Carole's Top 10 Greatest Hits
In our hearts she's No. 1 with a bullet
By Amy Smith, Fri., May 8, 2009
![Carole's Top 10 Greatest Hits](/imager/b/newfeature/778215/27ab/pols_feature31.jpg)
(She may not make the run-off, but in our hearts, she's No. 1 with a bullet.)
1) Barring a run-off that may force us to extend "Carole's Greatest Hits" for another month, this installment, our final before election day Saturday, hauls out mayoral candidate Carole Keeton Strayhorn's biggest, most memorable chart-topper: the South Texas Nuclear Project. Back in '79, the career politician formerly known as Mayor McClellan served as head nuke booster for a volatile referendum that would determine the direction of Austin's energy future. Voters were asked two opposing questions – one, whether the city should sell its interest in a project already plagued by cost overruns and delays and, two, whether the city should spend $215.8 million and cement its marriage to the nuke. Key to this story is that less than two weeks before the election, a nuclear meltdown at Three Mile Island in Pennsylvania forced the evacuation of thousands of residents and prompted government officials across the nation to rethink their positions on nuclear energy. But not Strayhorn, who at the time was running for a second term. With her re-election essentially guaranteed, Strayhorn threw herself into the pro-nuke effort, just as anti-nukers – many of whom had helped get the onetime liberal (by Texas standards) elected to her first term – turned up the amps to defeat the ballot issue. Strayhorn had the big money on her side. She took out full-page ads and went on TV to convince Austinites that nuclear energy was not only safe but would provide the city with unlimited cheap energy. One anti-nuke veteran, Paul Robbins, recalled one of Strayhorn's TV ads this way: "She looked into the camera and told the audience that she was a mother. And as a mother, she would not risk her kids in a nuclear accident. And since she thought the plant was safe, Austinites should vote for it." On the day before the election, Strayhorn took out an ad in the Austin American-Statesman that read, "The only way – the only way – to insure that your utility bills will be as low as possible is to vote to stay in the South Texas Nuclear Project." In the end, the pro-nuke forces won on both ballot questions, though by narrow margins (Strayhorn won by a landslide), and the project went on to cost the city well more than $1 billion.

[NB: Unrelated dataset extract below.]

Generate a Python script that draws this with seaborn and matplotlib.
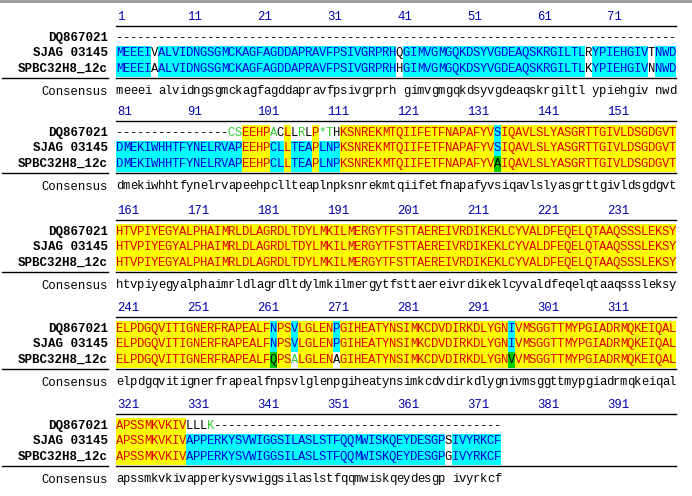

2) Woodside Trails (see "Carole's Greatest Hits, Vol. 3," May 1).
3) Three-Time Party Switcher (see "Carole's Greatest Hits, Vol. 2," April 24).
4) Re-Redistricting Rylander (see "Carole's Greatest Hits," April 17).
5) Political Chameleon, Run, Resign, Run: Strayhorn had a year left on her first elected office (Austin Independent School District board) when she quit to run for mayor; she had four months left in her mayoral term when she quit to accept a job at the State Board of Insurance – which she left to run unsuccessfully for Congress. After winning her first statewide race, she waited just six months to announce her candidacy for comptroller. By her second term, she was angling for the governor's office.
6) One Hand Washes the Other: Strayhorn pledged in her 1994 campaign for Railroad Commission to refuse contributions from oil companies with contested cases before the commission – then did the opposite.
7) Springs Sewage: She supported the 1980 bond election sending water and sewer mains into the Barton Creek Watershed and Barton Creek itself. Voters soundly rejected that and most of the other bonds on the ballot.
8) Headliner: As comptroller, she showed up at Antone's with trailing TV cameras to seize the club's cash registers, seeking $22,000 in back liquor taxes.
9) Budget Bully: Determined to have the last word in a long-running feud with Capitol leaders during the 2003 session, the comptroller very publicly refused to certify the state budget because it wouldn't balance – budget writers had inadvertently axed $200 million from a highways fund.
10) Less of Me to Love: Mayor Carole McClellan published a weight-loss recipe book called The Mayor's Diet: How to Lose 80 Pounds in Seven Months.